Here is a look at the statistics put up by some of the players listed above:
Peria Jerry – 24th overall
2010: 16 games, 0 starts, 9 tackles, 2 sacks, 1 PD
2009: 2 games, 2 starts, 1 tackle
Ziggy Hood – 32nd overall
2010: 16 games, 9 starts, 20 tackles, 3 sacks, 1 PD
2009: 16 games, 0 starts, 8 tackles, 1 sack, 2 PD
Ron Brace – 40th overall
2010: 13 games, 5 starts, 23 tackles
2009: 9 games, 2 starts, 8 tackles
Fili Moala – 56th overall
2010: 16 games, 16 starts, 26 tackles, 1 PD
2009: 10 games, 1 start, 7 tackles
Jarron Gilbert – 68th overall
2010: 1 game, 0 starts, 1 tackle
2009: 4 games, 0 starts, 1 tackle
By comparison, Indy’s own Fili Moala outperforms all of the players drafted in his range except Ziggy Hood. While Peria Jerry has picked up a couple of sacks, he has not been nearly as big of a steady factor or contributor as Moala. Also, as has been mentioned before at Coltzilla, while Moala did not record any sacks in 2010, he was markedly more effective penetrating the pocket and generating pressure on opposing quarterbacks. There was more than one sack that I give Moala credit for creating in 2010.
In the end, Moala has not proven to be a game-changing mind-blowing defensive performer in his first two seasons. Of course, Pasquarelli’s story explains that this is to be expected. Even players who makes jumps in their second season, like Moala, are not often Pro Bowl performers this early in their careers.

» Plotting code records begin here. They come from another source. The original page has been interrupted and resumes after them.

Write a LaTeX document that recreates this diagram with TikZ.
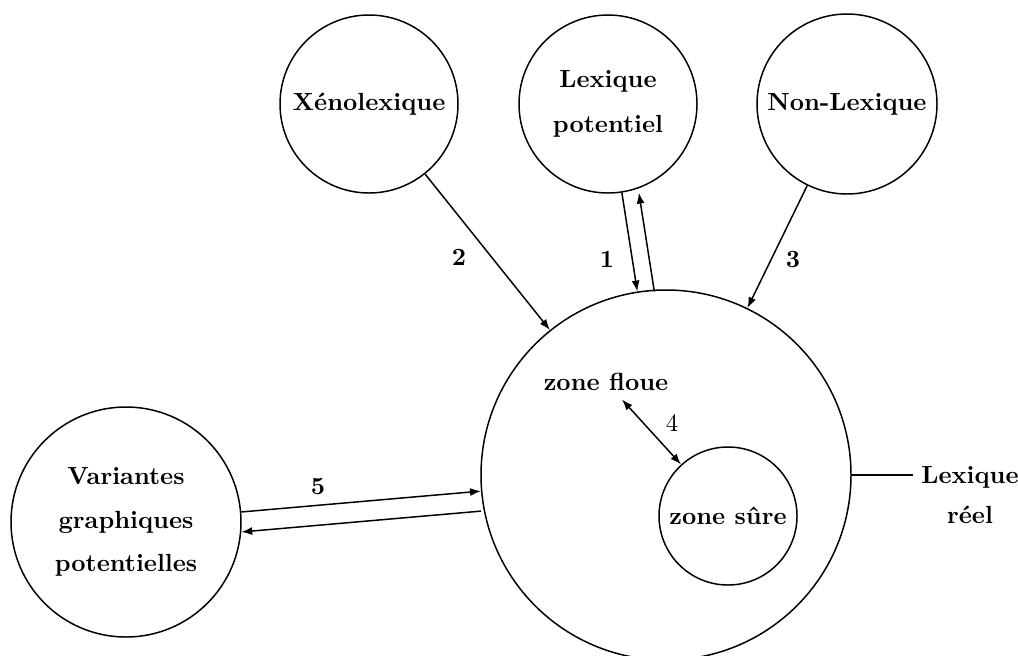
\documentclass[tikz,border=0pt]{standalone}
\usetikzlibrary{arrows.meta}
\begin{document}
\begin{tikzpicture}[x=0.4032pt, y=-0.4032pt,
  every node/.style={font=\bfseries},
  zone/.style={draw, circle, inner sep=0pt, align=center, line width=0.6pt},
  lbl/.style={inner sep=1pt},
  link/.style={line width=0.6pt, -{Latex[length=4.4pt,width=3.2pt]}},
  dlink/.style={line width=0.6pt, {Latex[length=4.4pt,width=3.2pt]}-{Latex[length=4.4pt,width=3.2pt]}}]
\useasboundingbox (0,0) rectangle (1018,655);

% source lexicons
\node[zone, minimum size=178*0.4032pt] (xeno) at (369,104) {X\'enolexique};
\node[zone, minimum size=178*0.4032pt] (pot) at (608,104) {Lexique\\[6pt]potentiel};
\node[zone, minimum size=180*0.4032pt] (non) at (847,104) {Non-Lexique};
\node[zone, minimum size=230*0.4032pt] (var) at (126,522) {Variantes\\[5.5pt]graphiques\\[5.5pt]potentielles};

% real lexicon and its inner zones
\node[zone, minimum size=370*0.4032pt] (reel) at (666,475) {};
\node[zone, minimum size=138*0.4032pt] (sure) at (728,516) {zone s\^ure};
\node (floue) at (606,382) {zone floue};
\node[align=center] (lreel) at (970,495) {Lexique\\[4pt]r\'eel};
\draw[line width=0.6pt] (reel.east) -- (reel.east -| lreel.west);

% exchanges
\draw[link] (xeno) -- (reel);
\draw[link] (pot) -- (reel);
\draw[link, transform canvas={xshift=17*0.4032pt}] (reel) -- (pot);
\draw[link] (non) -- (reel);
\draw[dlink] (floue) -- (sure);
\draw[link] (var) -- (reel);
\draw[link, transform canvas={yshift=-20*0.4032pt}] (reel) -- (var);

% exchange numbers
\node[lbl] (n1) at (607,259) {1};
\node[lbl] (n2) at (459,257) {2};
\node[lbl] (n3) at (793,260) {3};
\node[lbl, font=\mdseries] (n4) at (672,423) {4};
\node[lbl] (n5) at (318,486) {5};
\end{tikzpicture}
\end{document}
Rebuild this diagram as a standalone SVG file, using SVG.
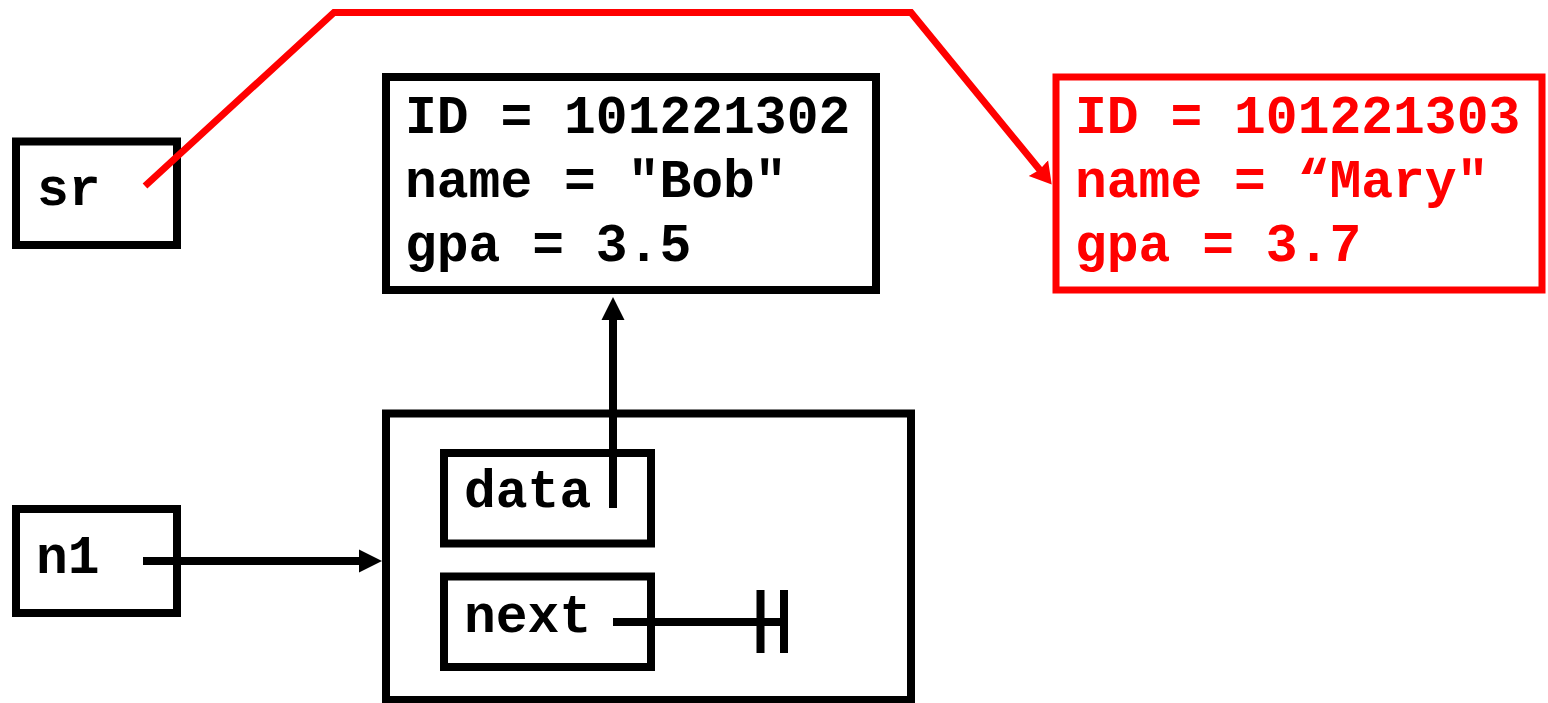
<svg xmlns="http://www.w3.org/2000/svg" width="1548" height="703" viewBox="0 0 1548 703">
<defs>
<style>
.box{fill:#fff;stroke:#000;stroke-width:8}
.rbox{fill:#fff;stroke:#f00;stroke-width:7}
.t{font-family:"Liberation Mono","Courier New",monospace;font-weight:bold;font-size:53px;fill:#000}
.rt{font-family:"Liberation Mono","Courier New",monospace;font-weight:bold;font-size:53px;fill:#f00}
.ln{fill:none;stroke:#000;stroke-width:8}
.rln{fill:none;stroke:#f00;stroke-width:7}
</style>
<marker id="ab" markerUnits="userSpaceOnUse" markerWidth="24" markerHeight="24" viewBox="0 -12 24 24" refX="2" refY="0" orient="auto">
<path d="M23,0 L0,-11.5 L0,11.5 Z" fill="#000"/>
</marker>
<marker id="ar" markerUnits="userSpaceOnUse" markerWidth="24" markerHeight="28" viewBox="0 -14 24 28" refX="3" refY="0" orient="auto">
<path d="M21,0 L0,-12.5 L2,0 L0,12.5 Z" fill="#f00"/>
</marker>
</defs>
<rect width="1548" height="703" fill="#fff"/>
<g id="node-sr">
<rect class="box" x="16" y="141.5" width="161" height="103.5"/>
<text class="t" x="37" y="205">sr</text>
</g>
<g id="node-n1">
<rect class="box" x="16" y="509" width="161" height="104"/>
<text class="t" x="36" y="573">n1</text>
</g>
<g id="node-bob">
<rect class="box" x="386" y="77" width="490" height="213"/>
<text class="t" x="405" y="133">ID = 101221302</text>
<text class="t" x="405" y="197">name = "Bob"</text>
<text class="t" x="405" y="261">gpa = 3.5</text>
</g>
<g id="node-mary">
<rect class="rbox" x="1056" y="77" width="486" height="213"/>
<text class="rt" x="1075" y="133">ID = 101221303</text>
<text class="rt" x="1075" y="197">name = “Mary"</text>
<text class="rt" x="1075" y="261">gpa = 3.7</text>
</g>
<g id="node-listnode">
<rect class="box" x="386" y="413.5" width="525" height="286.5"/>
<g id="field-data">
<rect class="box" x="444" y="453" width="207" height="90.5"/>
<text class="t" x="464" y="507">data</text>
</g>
<g id="field-next">
<rect class="box" x="444" y="576.5" width="207" height="90.5"/>
<text class="t" x="464" y="632">next</text>
</g>
</g>
<g id="connectors">
<path class="ln" d="M613,508 V318" marker-end="url(#ab)"/>
<path class="ln" d="M143,561 H361" marker-end="url(#ab)"/>
<path class="ln" d="M613,622 H784"/>
<path class="ln" d="M760.5,590 V653 M784,590 V653"/>
<path class="rln" d="M145,186 L334,12.5 H911 L1040.3,170.5" marker-end="url(#ar)"/>
</g>
</svg>
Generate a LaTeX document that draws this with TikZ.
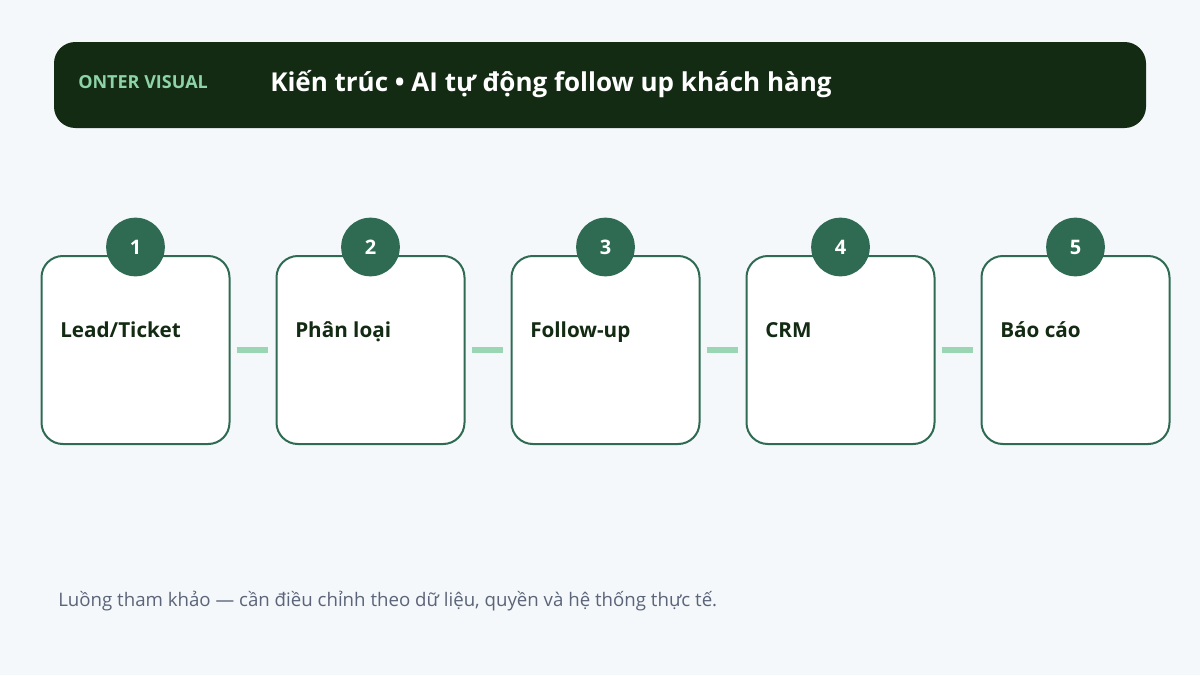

These observations should temper Colts fans’ expectations for Drake Nevis in his rookie season. While he certainly is the kind of disruptive interior defensive player Indianapolis covets, he will most likely not start a single game as a rookie and a single sack and double digit tackles would be exceptional for his draft position.
Everyone wants improvement and change to happen immediately. In reality, particularly on the defensive line, it takes considerable time for improvements to occur.